- **Set task**
Restate the whole of the material. Keep every word, and drop the pictures.
─── Dataset section ───
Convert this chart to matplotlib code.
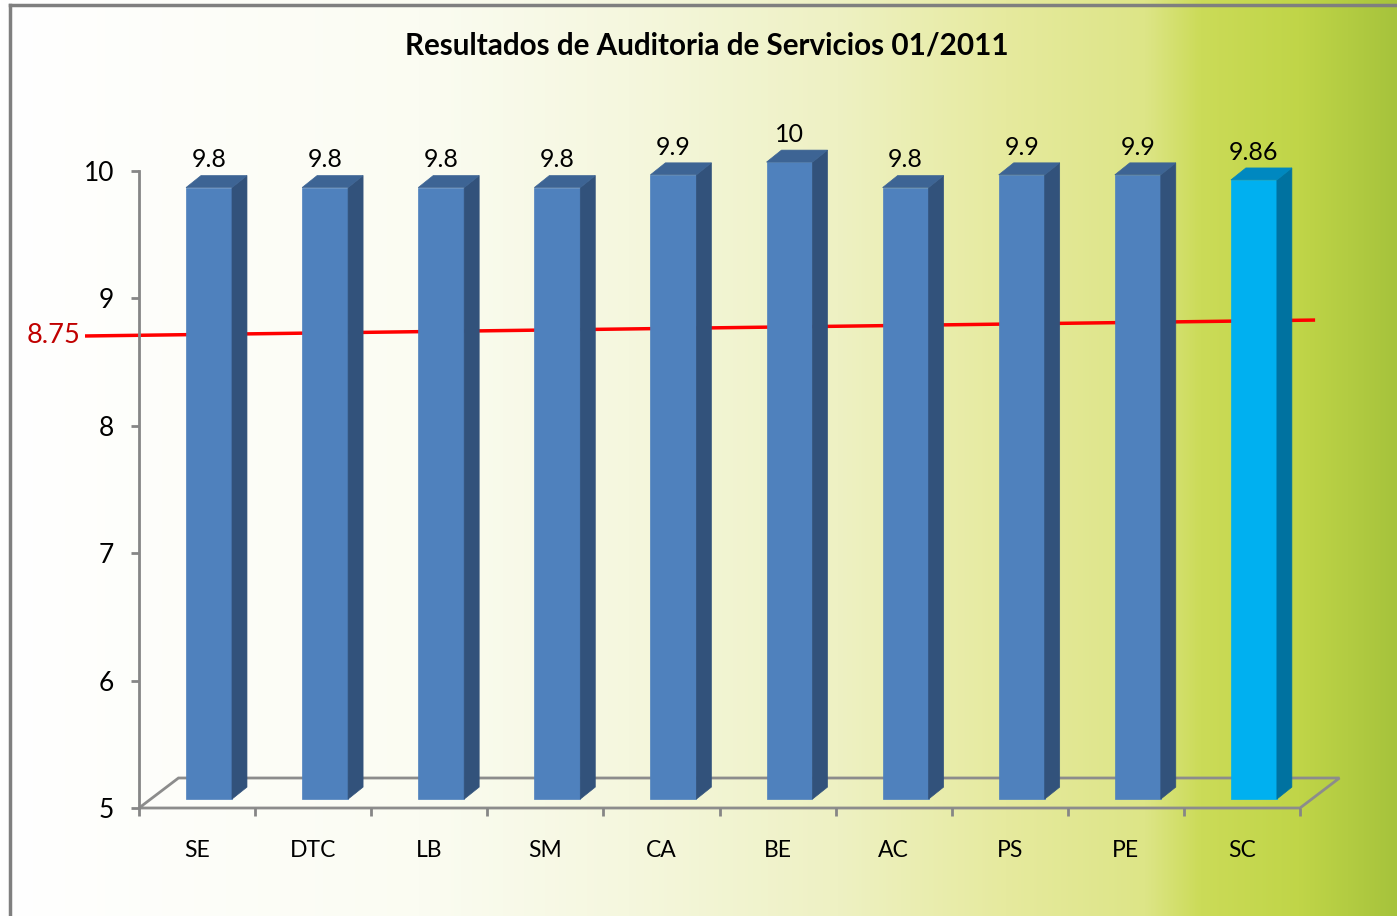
import numpy as np
import matplotlib
matplotlib.use('Agg')
import matplotlib.pyplot as plt
from matplotlib.patches import Polygon
from matplotlib.lines import Line2D
from matplotlib.colors import to_rgb

categories = ['SE', 'DTC', 'LB', 'SM', 'CA', 'BE', 'AC', 'PS', 'PE', 'SC']
scores = [9.8, 9.8, 9.8, 9.8, 9.9, 10, 9.8, 9.9, 9.9, 9.86]
score_labels = ['9.8', '9.8', '9.8', '9.8', '9.9', '10', '9.8', '9.9', '9.9', '9.86']
highlight = 'SC'
target = 8.75
y_ticks = [5, 6, 7, 8, 9, 10]

plt.rcParams['font.family'] = ['Lato', 'DejaVu Sans']

fig = plt.figure(figsize=(13.97, 9.16), dpi=100)

# background: white on the left fading to yellow-green on the right
bg = fig.add_axes([0, 0, 1, 1], zorder=-10)
stops = [(0.0, '#ffffff'), (0.3, '#fbfcf2'), (0.45, '#f5f7de'), (0.6, '#eef1c3'),
         (0.72, '#e6ea9e'), (0.82, '#dde587'), (0.86, '#cbdb58'), (0.93, '#c0d548'),
         (1.0, '#a6c33c')]
xs = np.linspace(0, 1, 1397)
pos = [s[0] for s in stops]
cols = np.array([to_rgb(s[1]) for s in stops])
row = np.stack([np.interp(xs, pos, cols[:, k]) for k in range(3)], axis=1)
img = np.repeat(row[None, :, :], 916, axis=0)
bg.imshow(img, aspect='auto', extent=(0, 1, 0, 1))
bg.axis('off')

# chart frame
fig.add_artist(Line2D([10 / 1397, 1], [1 - 5 / 916] * 2, transform=fig.transFigure,
                      color='#7f7f7f', lw=2.5))
fig.add_artist(Line2D([10 / 1397] * 2, [0, 1 - 5 / 916], transform=fig.transFigure,
                      color='#7f7f7f', lw=2.5))

ax = fig.add_axes([139 / 1397, 108 / 916, 1161 / 1397, 637 / 916])
ax.set_facecolor('none')
ax.set_xlim(-0.5, len(categories) - 0.5)
ax.set_ylim(y_ticks[0], y_ticks[-1])

x = np.arange(len(categories))
shift_x, shift_y = 0.103, 0.07      # bars sit a bit behind the front edge
depth_x, depth_y = 0.129, 0.094     # bar depth
floor_dx, floor_dy = 0.34, 0.2355   # floor depth
bar_w = 0.396

front_c = ['#00b0f0' if c == highlight else '#4f81bd' for c in categories]
side_c = ['#0072a0' if c == highlight else '#32527b' for c in categories]
top_c = ['#0088c0' if c == highlight else '#3d6494' for c in categories]

base = y_ticks[0]
bars = ax.bar(x + shift_x, np.array(scores) - base, bar_w, bottom=base + shift_y,
              color=front_c, edgecolor=front_c, lw=0.5, zorder=3, clip_on=False)
for b, sc, tc, lab in zip(bars, side_c, top_c, score_labels):
    x0, y0 = b.get_x(), b.get_y()
    x1, y1 = x0 + b.get_width(), y0 + b.get_height()
    ax.add_patch(Polygon([(x1, y0), (x1 + depth_x, y0 + depth_y), (x1 + depth_x, y1 + depth_y),
                          (x1, y1)], closed=True, facecolor=sc, edgecolor=sc, lw=0.5,
                         zorder=3, clip_on=False))
    ax.add_patch(Polygon([(x0, y1), (x0 + depth_x, y1 + depth_y), (x1 + depth_x, y1 + depth_y),
                          (x1, y1)], closed=True, facecolor=tc, edgecolor=tc, lw=0.5,
                         zorder=3, clip_on=False))
    ax.annotate(lab, (x0 + b.get_width() / 2, y1 + depth_y), xytext=(0, 3),
                textcoords='offset points', ha='center', va='bottom', fontsize=18,
                color='black', annotation_clip=False)

# floor
xl, xr = -0.5, len(categories) - 0.5
ax.add_patch(Polygon([(xl, base), (xr, base), (xr + floor_dx, base + floor_dy),
                      (xl + floor_dx, base + floor_dy)], closed=True, fill=False,
                     edgecolor='#8c8c8c', lw=2, zorder=1, clip_on=False))

# target line (hand-drawn, slightly tilted)
line_x = (-0.965, 9.63)
line_tilt = (-0.045, 0.08)
ax.plot(line_x, [target + line_tilt[0], target + line_tilt[1]], color='#ff0000', lw=2.5,
        zorder=2, clip_on=False, solid_capstyle='butt')
ax.annotate(f'{target:g}', (line_x[0], target + line_tilt[0]), xytext=(-3, 0),
            textcoords='offset points', ha='right', va='center', fontsize=19.5,
            color='#c00000', annotation_clip=False)

for s in ['top', 'right', 'bottom']:
    ax.spines[s].set_visible(False)
ax.spines['left'].set_color('#868686')
ax.spines['left'].set_linewidth(2)

ax.set_yticks(y_ticks)
ax.set_yticklabels([str(t) for t in y_ticks])
ax.set_xticks(np.arange(len(categories) + 1) - 0.5)
ax.set_xticklabels([])
ax.set_xticks(x, minor=True)
ax.set_xticklabels(categories, minor=True)
ax.tick_params(axis='y', length=5.8, width=2, color='#868686', pad=12, labelsize=19)
ax.tick_params(axis='x', which='major', length=5.8, width=2, color='#868686')
ax.tick_params(axis='x', which='minor', length=0, pad=23, labelsize=16.5)

fig.text(0.506, 1 - 46 / 916, 'Resultados de Auditoria de Servicios 01/2011',
         ha='center', va='center', fontsize=21.3, fontweight='bold')

fig.savefig('out.png', dpi=100)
───
- **Solution to the exercise**
Convert this chart to matplotlib code.
import numpy as np
import matplotlib
matplotlib.use('Agg')
import matplotlib.pyplot as plt
from matplotlib.patches import Polygon
from matplotlib.lines import Line2D
from matplotlib.colors import to_rgb

categories = ['SE', 'DTC', 'LB', 'SM', 'CA', 'BE', 'AC', 'PS', 'PE', 'SC']
scores = [9.8, 9.8, 9.8, 9.8, 9.9, 10, 9.8, 9.9, 9.9, 9.86]
score_labels = ['9.8', '9.8', '9.8', '9.8', '9.9', '10', '9.8', '9.9', '9.9', '9.86']
highlight = 'SC'
target = 8.75
y_ticks = [5, 6, 7, 8, 9, 10]

plt.rcParams['font.family'] = ['Lato', 'DejaVu Sans']

fig = plt.figure(figsize=(13.97, 9.16), dpi=100)

# background: white on the left fading to yellow-green on the right
bg = fig.add_axes([0, 0, 1, 1], zorder=-10)
stops = [(0.0, '#ffffff'), (0.3, '#fbfcf2'), (0.45, '#f5f7de'), (0.6, '#eef1c3'),
         (0.72, '#e6ea9e'), (0.82, '#dde587'), (0.86, '#cbdb58'), (0.93, '#c0d548'),
         (1.0, '#a6c33c')]
xs = np.linspace(0, 1, 1397)
pos = [s[0] for s in stops]
cols = np.array([to_rgb(s[1]) for s in stops])
row = np.stack([np.interp(xs, pos, cols[:, k]) for k in range(3)], axis=1)
img = np.repeat(row[None, :, :], 916, axis=0)
bg.imshow(img, aspect='auto', extent=(0, 1, 0, 1))
bg.axis('off')

# chart frame
fig.add_artist(Line2D([10 / 1397, 1], [1 - 5 / 916] * 2, transform=fig.transFigure,
                      color='#7f7f7f', lw=2.5))
fig.add_artist(Line2D([10 / 1397] * 2, [0, 1 - 5 / 916], transform=fig.transFigure,
                      color='#7f7f7f', lw=2.5))

ax = fig.add_axes([139 / 1397, 108 / 916, 1161 / 1397, 637 / 916])
ax.set_facecolor('none')
ax.set_xlim(-0.5, len(categories) - 0.5)
ax.set_ylim(y_ticks[0], y_ticks[-1])

x = np.arange(len(categories))
shift_x, shift_y = 0.103, 0.07      # bars sit a bit behind the front edge
depth_x, depth_y = 0.129, 0.094     # bar depth
floor_dx, floor_dy = 0.34, 0.2355   # floor depth
bar_w = 0.396

front_c = ['#00b0f0' if c == highlight else '#4f81bd' for c in categories]
side_c = ['#0072a0' if c == highlight else '#32527b' for c in categories]
top_c = ['#0088c0' if c == highlight else '#3d6494' for c in categories]

base = y_ticks[0]
bars = ax.bar(x + shift_x, np.array(scores) - base, bar_w, bottom=base + shift_y,
              color=front_c, edgecolor=front_c, lw=0.5, zorder=3, clip_on=False)
for b, sc, tc, lab in zip(bars, side_c, top_c, score_labels):
    x0, y0 = b.get_x(), b.get_y()
    x1, y1 = x0 + b.get_width(), y0 + b.get_height()
    ax.add_patch(Polygon([(x1, y0), (x1 + depth_x, y0 + depth_y), (x1 + depth_x, y1 + depth_y),
                          (x1, y1)], closed=True, facecolor=sc, edgecolor=sc, lw=0.5,
                         zorder=3, clip_on=False))
    ax.add_patch(Polygon([(x0, y1), (x0 + depth_x, y1 + depth_y), (x1 + depth_x, y1 + depth_y),
                          (x1, y1)], closed=True, facecolor=tc, edgecolor=tc, lw=0.5,
                         zorder=3, clip_on=False))
    ax.annotate(lab, (x0 + b.get_width() / 2, y1 + depth_y), xytext=(0, 3),
                textcoords='offset points', ha='center', va='bottom', fontsize=18,
                color='black', annotation_clip=False)

# floor
xl, xr = -0.5, len(categories) - 0.5
ax.add_patch(Polygon([(xl, base), (xr, base), (xr + floor_dx, base + floor_dy),
                      (xl + floor_dx, base + floor_dy)], closed=True, fill=False,
                     edgecolor='#8c8c8c', lw=2, zorder=1, clip_on=False))

# target line (hand-drawn, slightly tilted)
line_x = (-0.965, 9.63)
line_tilt = (-0.045, 0.08)
ax.plot(line_x, [target + line_tilt[0], target + line_tilt[1]], color='#ff0000', lw=2.5,
        zorder=2, clip_on=False, solid_capstyle='butt')
ax.annotate(f'{target:g}', (line_x[0], target + line_tilt[0]), xytext=(-3, 0),
            textcoords='offset points', ha='right', va='center', fontsize=19.5,
            color='#c00000', annotation_clip=False)

for s in ['top', 'right', 'bottom']:
    ax.spines[s].set_visible(False)
ax.spines['left'].set_color('#868686')
ax.spines['left'].set_linewidth(2)

ax.set_yticks(y_ticks)
ax.set_yticklabels([str(t) for t in y_ticks])
ax.set_xticks(np.arange(len(categories) + 1) - 0.5)
ax.set_xticklabels([])
ax.set_xticks(x, minor=True)
ax.set_xticklabels(categories, minor=True)
ax.tick_params(axis='y', length=5.8, width=2, color='#868686', pad=12, labelsize=19)
ax.tick_params(axis='x', which='major', length=5.8, width=2, color='#868686')
ax.tick_params(axis='x', which='minor', length=0, pad=23, labelsize=16.5)

fig.text(0.506, 1 - 46 / 916, 'Resultados de Auditoria de Servicios 01/2011',
         ha='center', va='center', fontsize=21.3, fontweight='bold')

fig.savefig('out.png', dpi=100)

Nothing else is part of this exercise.